> _What to do_:
Search the material and gather each line with "code" in it.

> _Dataset excerpts_:
____________________
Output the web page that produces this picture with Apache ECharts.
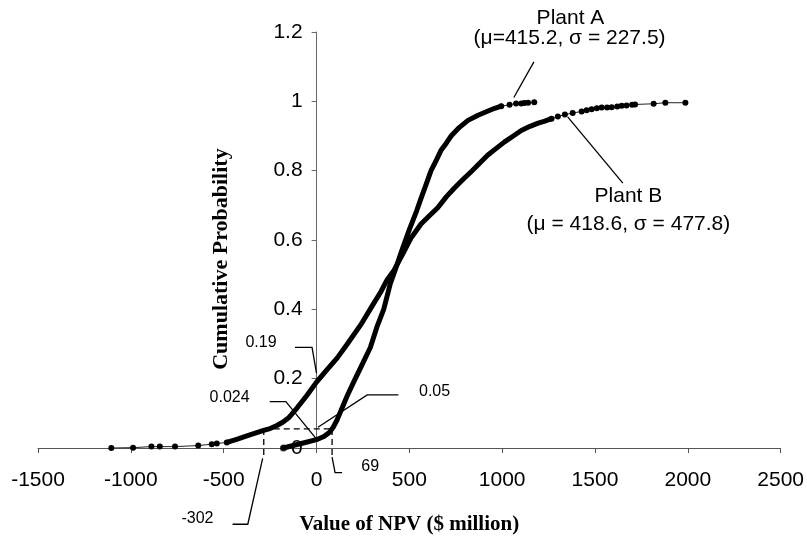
____________________
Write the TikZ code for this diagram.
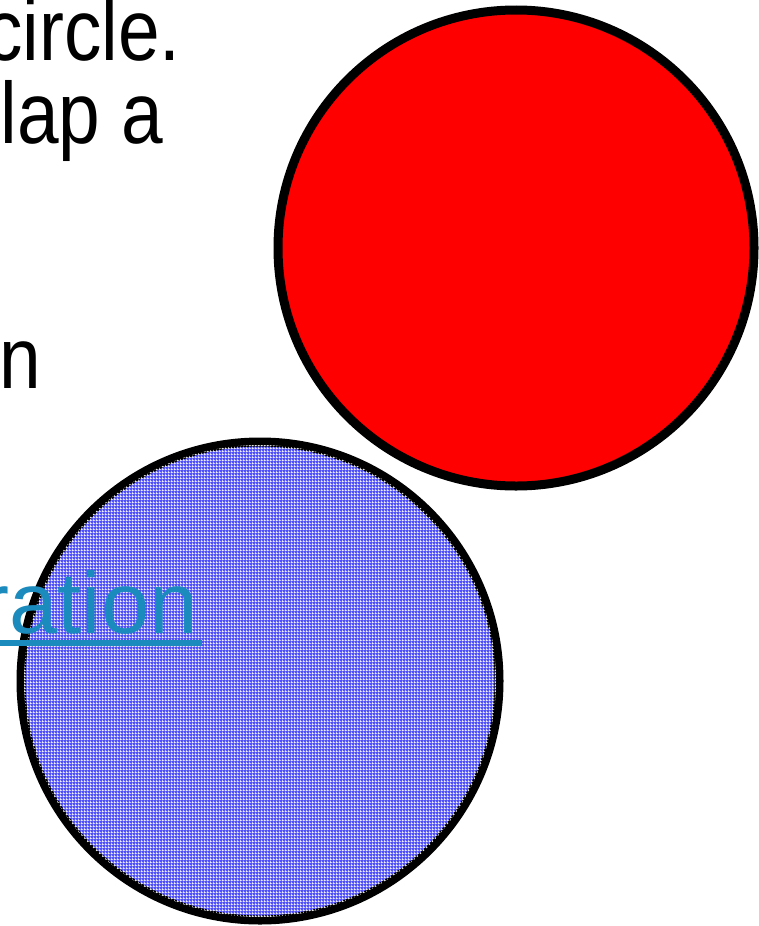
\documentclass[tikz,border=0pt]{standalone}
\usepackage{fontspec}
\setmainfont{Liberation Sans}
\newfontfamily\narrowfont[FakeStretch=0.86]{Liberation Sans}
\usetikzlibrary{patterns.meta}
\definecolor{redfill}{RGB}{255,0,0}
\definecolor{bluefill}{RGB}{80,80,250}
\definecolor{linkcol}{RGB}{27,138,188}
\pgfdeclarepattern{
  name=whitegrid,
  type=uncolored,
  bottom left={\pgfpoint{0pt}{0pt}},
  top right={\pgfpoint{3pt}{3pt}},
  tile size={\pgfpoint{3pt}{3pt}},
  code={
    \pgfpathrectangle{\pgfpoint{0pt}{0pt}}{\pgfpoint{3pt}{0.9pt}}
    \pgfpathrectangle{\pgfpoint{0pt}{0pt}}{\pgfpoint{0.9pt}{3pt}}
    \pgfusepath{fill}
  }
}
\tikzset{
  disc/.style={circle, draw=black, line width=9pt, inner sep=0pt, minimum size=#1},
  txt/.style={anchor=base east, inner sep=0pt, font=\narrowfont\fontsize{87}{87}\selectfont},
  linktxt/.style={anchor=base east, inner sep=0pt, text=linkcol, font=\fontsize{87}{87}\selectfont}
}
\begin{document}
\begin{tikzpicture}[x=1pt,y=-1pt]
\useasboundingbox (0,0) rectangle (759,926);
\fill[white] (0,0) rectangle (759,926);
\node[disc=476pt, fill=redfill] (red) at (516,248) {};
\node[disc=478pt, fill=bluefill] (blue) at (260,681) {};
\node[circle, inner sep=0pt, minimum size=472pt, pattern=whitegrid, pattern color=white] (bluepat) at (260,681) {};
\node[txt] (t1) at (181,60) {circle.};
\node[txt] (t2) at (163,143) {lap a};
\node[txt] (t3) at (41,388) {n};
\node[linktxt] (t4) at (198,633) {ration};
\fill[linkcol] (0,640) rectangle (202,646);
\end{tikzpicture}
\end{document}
____________________
> _Right answer_:
Write the TikZ code for this diagram.
  code={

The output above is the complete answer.